**Goal of the exercise**
Using the material below, print a verbatim copy of every line from the one containing "What matplotlib code" through the one containing "from matplotlib.patches import Rectangle", inclusive, and omit the pictures.

**Information provided**
▶

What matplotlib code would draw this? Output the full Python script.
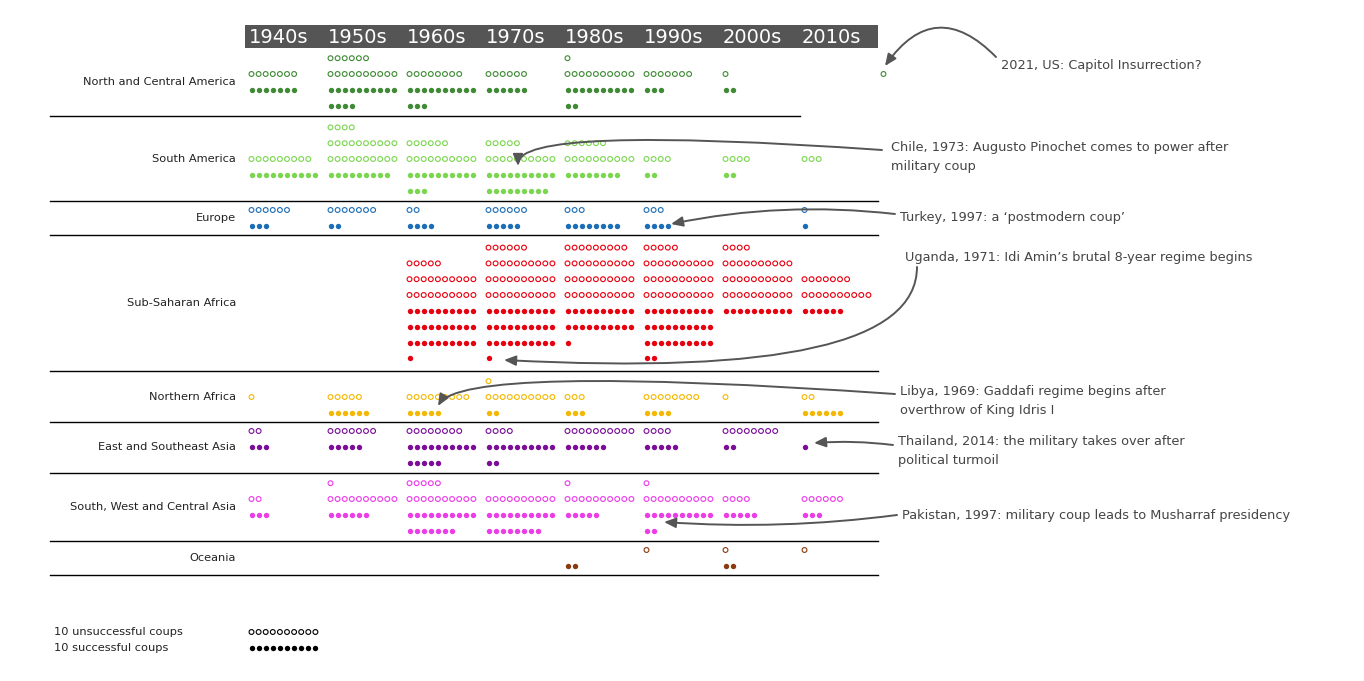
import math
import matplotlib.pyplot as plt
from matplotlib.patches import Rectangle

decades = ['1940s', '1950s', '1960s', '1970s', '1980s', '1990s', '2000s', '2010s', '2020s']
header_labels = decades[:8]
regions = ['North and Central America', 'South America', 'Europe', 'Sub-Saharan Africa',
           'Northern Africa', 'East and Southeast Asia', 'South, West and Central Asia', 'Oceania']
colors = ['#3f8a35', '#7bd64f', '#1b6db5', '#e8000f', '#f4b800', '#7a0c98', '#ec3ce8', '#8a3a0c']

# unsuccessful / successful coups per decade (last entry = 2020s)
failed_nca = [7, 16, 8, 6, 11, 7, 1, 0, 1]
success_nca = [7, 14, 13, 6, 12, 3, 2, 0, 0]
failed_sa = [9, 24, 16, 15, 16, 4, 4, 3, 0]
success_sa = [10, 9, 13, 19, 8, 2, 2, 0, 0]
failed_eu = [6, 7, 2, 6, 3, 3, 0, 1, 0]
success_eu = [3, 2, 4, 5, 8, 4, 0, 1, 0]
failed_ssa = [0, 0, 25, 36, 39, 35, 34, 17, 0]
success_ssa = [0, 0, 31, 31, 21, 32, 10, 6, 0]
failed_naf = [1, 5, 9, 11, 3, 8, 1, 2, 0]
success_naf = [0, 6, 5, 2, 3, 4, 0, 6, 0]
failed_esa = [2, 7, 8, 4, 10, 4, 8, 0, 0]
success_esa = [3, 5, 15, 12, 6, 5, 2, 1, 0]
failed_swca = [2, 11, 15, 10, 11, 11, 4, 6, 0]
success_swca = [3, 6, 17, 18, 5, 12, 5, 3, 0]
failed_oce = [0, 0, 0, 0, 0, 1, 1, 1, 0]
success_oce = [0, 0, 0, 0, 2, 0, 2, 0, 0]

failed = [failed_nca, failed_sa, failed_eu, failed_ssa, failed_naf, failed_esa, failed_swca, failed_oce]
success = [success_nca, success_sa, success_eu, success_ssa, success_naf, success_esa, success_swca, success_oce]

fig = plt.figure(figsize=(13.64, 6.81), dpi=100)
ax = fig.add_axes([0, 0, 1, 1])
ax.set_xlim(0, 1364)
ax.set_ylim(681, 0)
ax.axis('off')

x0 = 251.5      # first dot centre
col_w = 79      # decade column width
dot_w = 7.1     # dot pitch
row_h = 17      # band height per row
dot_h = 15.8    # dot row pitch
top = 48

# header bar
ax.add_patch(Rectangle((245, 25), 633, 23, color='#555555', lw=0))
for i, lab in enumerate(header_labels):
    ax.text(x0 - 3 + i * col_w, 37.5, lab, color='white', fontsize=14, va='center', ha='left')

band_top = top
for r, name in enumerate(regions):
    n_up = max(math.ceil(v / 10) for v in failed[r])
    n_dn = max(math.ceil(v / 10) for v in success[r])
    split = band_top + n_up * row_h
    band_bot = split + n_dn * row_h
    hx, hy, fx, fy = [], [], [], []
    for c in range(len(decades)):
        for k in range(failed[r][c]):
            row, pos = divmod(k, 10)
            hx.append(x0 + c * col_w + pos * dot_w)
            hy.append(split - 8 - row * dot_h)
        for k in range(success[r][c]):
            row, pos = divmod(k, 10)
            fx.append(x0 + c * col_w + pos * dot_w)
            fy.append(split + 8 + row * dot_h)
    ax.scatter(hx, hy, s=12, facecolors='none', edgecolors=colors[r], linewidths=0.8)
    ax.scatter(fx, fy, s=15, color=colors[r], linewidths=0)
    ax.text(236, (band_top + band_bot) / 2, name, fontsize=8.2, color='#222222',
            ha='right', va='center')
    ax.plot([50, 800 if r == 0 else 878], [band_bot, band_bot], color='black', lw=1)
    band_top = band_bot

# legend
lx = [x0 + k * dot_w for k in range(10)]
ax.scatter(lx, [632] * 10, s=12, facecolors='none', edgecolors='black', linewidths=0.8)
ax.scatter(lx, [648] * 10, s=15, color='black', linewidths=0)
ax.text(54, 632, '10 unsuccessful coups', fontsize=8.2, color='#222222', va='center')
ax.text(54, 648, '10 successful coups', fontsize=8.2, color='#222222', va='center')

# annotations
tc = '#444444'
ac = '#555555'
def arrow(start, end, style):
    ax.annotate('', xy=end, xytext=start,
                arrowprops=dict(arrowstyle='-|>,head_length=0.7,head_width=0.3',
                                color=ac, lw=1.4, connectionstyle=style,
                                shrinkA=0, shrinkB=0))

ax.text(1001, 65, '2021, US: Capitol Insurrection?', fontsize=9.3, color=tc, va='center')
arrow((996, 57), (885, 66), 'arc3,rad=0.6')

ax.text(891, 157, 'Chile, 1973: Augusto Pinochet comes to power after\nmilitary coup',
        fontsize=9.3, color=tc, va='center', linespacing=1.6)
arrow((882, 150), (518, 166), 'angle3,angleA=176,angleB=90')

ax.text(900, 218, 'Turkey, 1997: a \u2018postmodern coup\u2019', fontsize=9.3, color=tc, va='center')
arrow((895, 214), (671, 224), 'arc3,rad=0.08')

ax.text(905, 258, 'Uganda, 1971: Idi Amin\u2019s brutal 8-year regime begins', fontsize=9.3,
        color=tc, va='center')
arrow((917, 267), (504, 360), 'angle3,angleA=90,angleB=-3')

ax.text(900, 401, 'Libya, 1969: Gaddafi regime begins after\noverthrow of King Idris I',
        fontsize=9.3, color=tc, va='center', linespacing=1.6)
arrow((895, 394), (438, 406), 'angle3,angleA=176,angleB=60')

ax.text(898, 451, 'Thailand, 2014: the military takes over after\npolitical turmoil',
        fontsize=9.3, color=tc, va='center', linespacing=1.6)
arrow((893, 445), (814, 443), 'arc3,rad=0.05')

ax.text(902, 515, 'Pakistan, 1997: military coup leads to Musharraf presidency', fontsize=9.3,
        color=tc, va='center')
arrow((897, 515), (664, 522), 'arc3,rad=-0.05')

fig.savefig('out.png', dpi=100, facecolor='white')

◀
▶

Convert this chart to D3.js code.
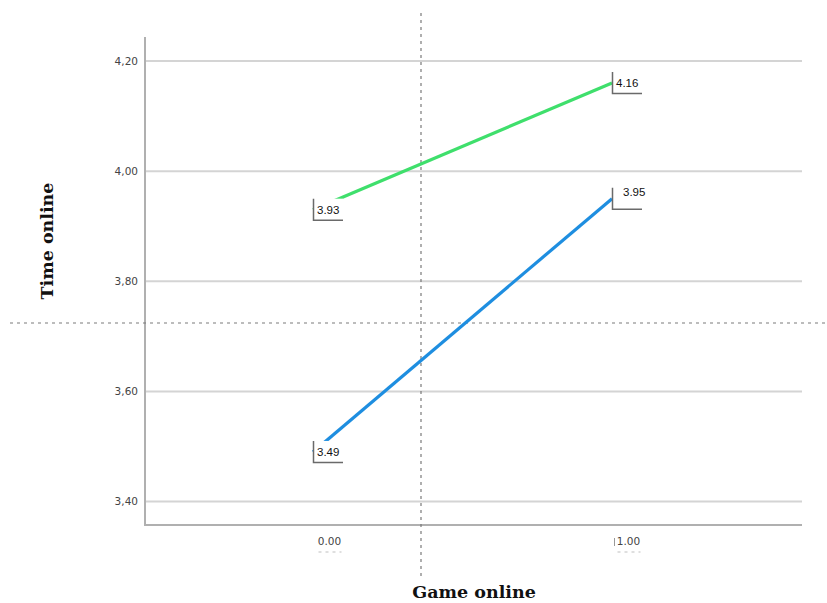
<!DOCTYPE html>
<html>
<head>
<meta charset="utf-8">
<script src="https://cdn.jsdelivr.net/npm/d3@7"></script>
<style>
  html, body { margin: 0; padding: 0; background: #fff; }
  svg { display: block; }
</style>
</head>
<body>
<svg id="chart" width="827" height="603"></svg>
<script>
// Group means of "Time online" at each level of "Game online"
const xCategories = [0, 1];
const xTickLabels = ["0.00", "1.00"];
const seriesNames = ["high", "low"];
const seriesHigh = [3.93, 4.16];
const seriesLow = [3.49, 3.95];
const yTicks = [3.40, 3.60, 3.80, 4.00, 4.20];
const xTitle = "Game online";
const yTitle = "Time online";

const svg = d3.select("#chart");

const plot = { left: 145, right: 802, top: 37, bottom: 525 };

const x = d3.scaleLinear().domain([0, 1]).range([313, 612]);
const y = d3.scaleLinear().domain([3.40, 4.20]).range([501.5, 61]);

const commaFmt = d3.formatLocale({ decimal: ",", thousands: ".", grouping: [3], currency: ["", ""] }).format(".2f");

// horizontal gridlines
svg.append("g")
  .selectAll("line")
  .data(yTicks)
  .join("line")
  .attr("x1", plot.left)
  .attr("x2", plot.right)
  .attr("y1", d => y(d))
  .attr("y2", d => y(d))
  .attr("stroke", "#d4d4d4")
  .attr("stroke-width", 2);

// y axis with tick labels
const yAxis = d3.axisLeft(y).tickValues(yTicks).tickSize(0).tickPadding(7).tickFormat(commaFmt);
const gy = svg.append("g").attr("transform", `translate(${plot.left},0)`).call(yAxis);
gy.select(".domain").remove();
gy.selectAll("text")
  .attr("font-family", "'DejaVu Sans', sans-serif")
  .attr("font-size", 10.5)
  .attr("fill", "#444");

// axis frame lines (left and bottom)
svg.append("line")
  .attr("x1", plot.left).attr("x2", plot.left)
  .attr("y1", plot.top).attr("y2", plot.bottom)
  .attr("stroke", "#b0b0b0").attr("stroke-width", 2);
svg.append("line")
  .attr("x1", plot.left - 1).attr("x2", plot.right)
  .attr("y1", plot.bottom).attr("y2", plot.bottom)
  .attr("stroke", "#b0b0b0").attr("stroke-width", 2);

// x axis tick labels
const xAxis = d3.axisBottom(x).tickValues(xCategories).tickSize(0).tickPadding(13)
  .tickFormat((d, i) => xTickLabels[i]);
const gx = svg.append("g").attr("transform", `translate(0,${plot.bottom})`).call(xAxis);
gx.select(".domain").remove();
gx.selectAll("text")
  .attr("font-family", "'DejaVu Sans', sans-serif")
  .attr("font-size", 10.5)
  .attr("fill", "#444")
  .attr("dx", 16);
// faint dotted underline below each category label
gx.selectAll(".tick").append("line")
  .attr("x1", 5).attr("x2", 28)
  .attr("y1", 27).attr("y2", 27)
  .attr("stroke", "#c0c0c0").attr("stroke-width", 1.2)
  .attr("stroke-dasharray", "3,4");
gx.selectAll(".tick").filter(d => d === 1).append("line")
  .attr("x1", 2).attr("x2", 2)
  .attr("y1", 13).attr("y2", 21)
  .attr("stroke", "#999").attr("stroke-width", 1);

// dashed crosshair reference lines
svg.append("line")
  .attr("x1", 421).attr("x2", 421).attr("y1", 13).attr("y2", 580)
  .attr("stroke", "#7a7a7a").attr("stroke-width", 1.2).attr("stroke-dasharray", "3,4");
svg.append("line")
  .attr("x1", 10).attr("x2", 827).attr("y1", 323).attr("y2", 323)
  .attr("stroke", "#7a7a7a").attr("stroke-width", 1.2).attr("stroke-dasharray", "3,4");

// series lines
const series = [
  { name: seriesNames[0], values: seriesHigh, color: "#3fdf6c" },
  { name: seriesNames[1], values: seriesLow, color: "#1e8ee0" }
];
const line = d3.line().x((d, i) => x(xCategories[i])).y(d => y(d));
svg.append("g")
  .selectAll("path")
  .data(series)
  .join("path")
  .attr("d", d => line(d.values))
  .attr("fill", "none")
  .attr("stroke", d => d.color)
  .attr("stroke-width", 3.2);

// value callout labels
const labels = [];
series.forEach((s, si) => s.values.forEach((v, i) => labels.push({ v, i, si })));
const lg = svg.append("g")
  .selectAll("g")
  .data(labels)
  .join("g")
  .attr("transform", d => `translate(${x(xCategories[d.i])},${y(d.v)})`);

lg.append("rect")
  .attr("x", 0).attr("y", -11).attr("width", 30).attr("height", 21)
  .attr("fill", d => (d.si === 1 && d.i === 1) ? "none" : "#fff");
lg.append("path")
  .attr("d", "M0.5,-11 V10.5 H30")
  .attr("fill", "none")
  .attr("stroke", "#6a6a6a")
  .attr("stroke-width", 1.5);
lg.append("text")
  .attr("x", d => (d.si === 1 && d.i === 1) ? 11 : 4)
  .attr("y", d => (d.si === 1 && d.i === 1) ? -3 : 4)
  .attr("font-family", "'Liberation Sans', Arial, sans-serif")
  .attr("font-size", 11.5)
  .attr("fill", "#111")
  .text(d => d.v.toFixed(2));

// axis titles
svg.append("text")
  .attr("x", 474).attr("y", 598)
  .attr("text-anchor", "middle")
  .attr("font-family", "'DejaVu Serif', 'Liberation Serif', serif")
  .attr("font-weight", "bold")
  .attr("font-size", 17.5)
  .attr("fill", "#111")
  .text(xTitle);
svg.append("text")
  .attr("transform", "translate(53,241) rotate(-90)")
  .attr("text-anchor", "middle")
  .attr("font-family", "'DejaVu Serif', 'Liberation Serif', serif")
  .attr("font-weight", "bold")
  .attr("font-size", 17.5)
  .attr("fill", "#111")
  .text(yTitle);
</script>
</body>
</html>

◀

**Reply**
What matplotlib code would draw this? Output the full Python script.
import math
import matplotlib.pyplot as plt
from matplotlib.patches import Rectangle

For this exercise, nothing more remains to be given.